Oprah Winfrey: ‘I worry about where we are as a country’

Oprah Winfrey said she’s worried about the United States. 

Speaking in an upcoming podcast, "Mind Body Zone: Living Outside the Box," hosted by self help guru, Deepak Chopra, Winfrey shared concerns that the country is headed in the wrong direction. 

When asked by Chopra if she’s "afraid of anything," Winfrey responds "I worry about the country. I worry about where we are as a country." 

"And the word isn't even worry. I see the distance and the inability of various sides and factions to hear each other. I can see this kind of spiraling into the lack of truth on the part of a lot of individuals and you and I both know that can lead ultimately to no good," Winfrey adds. 

Winfrey went on to explain that while the state of the nation takes up much space in her mind, she isn’t afraid. 

RELATED: ‘Wake-up call’: Doomsday Clock remains at 100 seconds to midnight amid COVID-19 pandemic, political strife

"I think about those things, but I don't fear those things," Winfrey said. 

So what helps her sleep at night? The "totality of her life" she says. 

"The favor and the hand of something, the energetic force field of something other than my own mind and personality are at work here," Winfrey said. 

Between the ongoing COVID-19 pandemic and the existential threat of climate change, Winfrey’s concerns may not be entirely unwarranted or isolated. 

An intelligence forecast from the National Intelligence Council published in April paints a grim picture of a world fragmented by the lasting impacts of the these threats to humanity. 

The report — published every four years — is titled "Global Trends," and was released on Thursday by the National Intelligence Council. It is intended to help policymakers and citizens anticipate the economic, environmental, technological and demographic forces likely to shape the world through the next 20 years.

During the past year, the COVID-19 pandemic has reminded the world of its fragility and demonstrated the inherent risks of high levels of interdependence. In coming years and decades, the world will face more intense and cascading global challenges ranging from disease to climate change to the disruptions from new technologies and financial crises," the report read. 

RELATED: US intelligence report paints a grim picture of a post-COVID-19 world

Winfrey’s anxiety of the current trajectory of the U.S. and the National Intelligence Council’s dark forecast are among many warnings from the intelligence community and scientists are urging the U.S. and other countries to address a variety of issues before it’s too late.

In January, the Doomsday Clock was set to 100 seconds to midnight, the closest symbolic point to humanity’s destruction since the Cold War when the U.S. and Soviet Union tested their first thermonuclear weapons.
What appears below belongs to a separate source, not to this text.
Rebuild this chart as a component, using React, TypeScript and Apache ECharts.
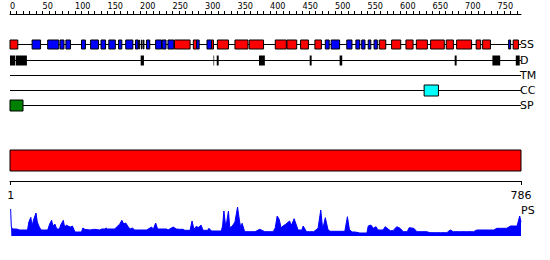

The decision to move the hands of the clock is made by the Bulletin of the Atomic Scientists’ Science and Security Board in correspondence with the Bulletin’s board of sponsors, which consist of 13 Nobel Laureates. 
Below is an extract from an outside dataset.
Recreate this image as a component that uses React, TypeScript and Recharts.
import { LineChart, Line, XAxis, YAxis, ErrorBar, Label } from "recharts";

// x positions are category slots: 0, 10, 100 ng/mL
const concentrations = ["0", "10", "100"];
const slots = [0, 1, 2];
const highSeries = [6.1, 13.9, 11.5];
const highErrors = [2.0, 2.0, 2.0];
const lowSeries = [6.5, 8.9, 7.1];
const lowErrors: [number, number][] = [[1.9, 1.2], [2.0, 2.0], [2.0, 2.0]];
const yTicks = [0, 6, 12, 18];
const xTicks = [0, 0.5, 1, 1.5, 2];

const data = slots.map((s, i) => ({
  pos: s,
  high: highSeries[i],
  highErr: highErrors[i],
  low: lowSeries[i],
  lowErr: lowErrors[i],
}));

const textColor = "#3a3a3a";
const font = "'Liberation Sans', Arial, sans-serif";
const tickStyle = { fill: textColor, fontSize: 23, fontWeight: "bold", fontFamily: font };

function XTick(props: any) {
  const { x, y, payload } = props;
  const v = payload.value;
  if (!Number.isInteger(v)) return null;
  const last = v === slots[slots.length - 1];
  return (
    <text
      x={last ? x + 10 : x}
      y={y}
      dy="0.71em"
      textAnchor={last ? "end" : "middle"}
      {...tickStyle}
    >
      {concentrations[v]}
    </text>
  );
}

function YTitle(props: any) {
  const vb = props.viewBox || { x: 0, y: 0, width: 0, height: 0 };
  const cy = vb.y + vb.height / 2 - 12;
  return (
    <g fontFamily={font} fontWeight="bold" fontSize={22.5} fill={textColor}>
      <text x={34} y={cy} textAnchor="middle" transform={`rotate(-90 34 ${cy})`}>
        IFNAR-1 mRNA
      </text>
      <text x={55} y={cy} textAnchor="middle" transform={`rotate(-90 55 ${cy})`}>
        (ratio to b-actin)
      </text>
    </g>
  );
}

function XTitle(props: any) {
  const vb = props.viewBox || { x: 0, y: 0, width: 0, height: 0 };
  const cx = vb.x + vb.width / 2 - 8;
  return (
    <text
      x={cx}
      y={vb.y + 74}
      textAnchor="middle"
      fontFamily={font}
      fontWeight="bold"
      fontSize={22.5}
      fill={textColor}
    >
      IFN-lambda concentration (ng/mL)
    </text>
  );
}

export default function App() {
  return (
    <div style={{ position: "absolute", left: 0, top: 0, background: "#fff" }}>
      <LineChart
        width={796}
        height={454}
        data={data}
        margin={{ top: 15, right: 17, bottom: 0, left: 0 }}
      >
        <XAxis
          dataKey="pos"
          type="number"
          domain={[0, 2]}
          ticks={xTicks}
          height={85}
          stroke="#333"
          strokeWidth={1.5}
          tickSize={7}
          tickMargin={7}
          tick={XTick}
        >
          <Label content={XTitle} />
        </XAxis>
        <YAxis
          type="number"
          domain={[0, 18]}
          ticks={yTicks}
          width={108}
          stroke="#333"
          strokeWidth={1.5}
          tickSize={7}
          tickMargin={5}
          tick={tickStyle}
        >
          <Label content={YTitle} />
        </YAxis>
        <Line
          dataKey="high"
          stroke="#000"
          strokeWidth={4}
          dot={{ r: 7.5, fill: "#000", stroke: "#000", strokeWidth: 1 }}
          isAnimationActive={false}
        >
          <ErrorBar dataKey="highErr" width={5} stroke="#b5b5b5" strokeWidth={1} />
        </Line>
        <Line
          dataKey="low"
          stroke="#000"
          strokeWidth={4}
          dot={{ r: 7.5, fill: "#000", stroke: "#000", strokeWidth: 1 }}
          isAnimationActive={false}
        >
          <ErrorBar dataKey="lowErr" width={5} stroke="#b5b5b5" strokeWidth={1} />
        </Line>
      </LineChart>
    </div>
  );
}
The time is unchanged from 2020, when the hands move the closest to midnight in the clock’s history.

On Jan. 23, the Bulletin of Atomic Scientists announced the decision, saying the mishandling of the ongoing coronavirus pandemic is a "wake-up call" that "governments, institutions, and a misled public remain unprepared to handle the even greater threats posed by nuclear war and climate change."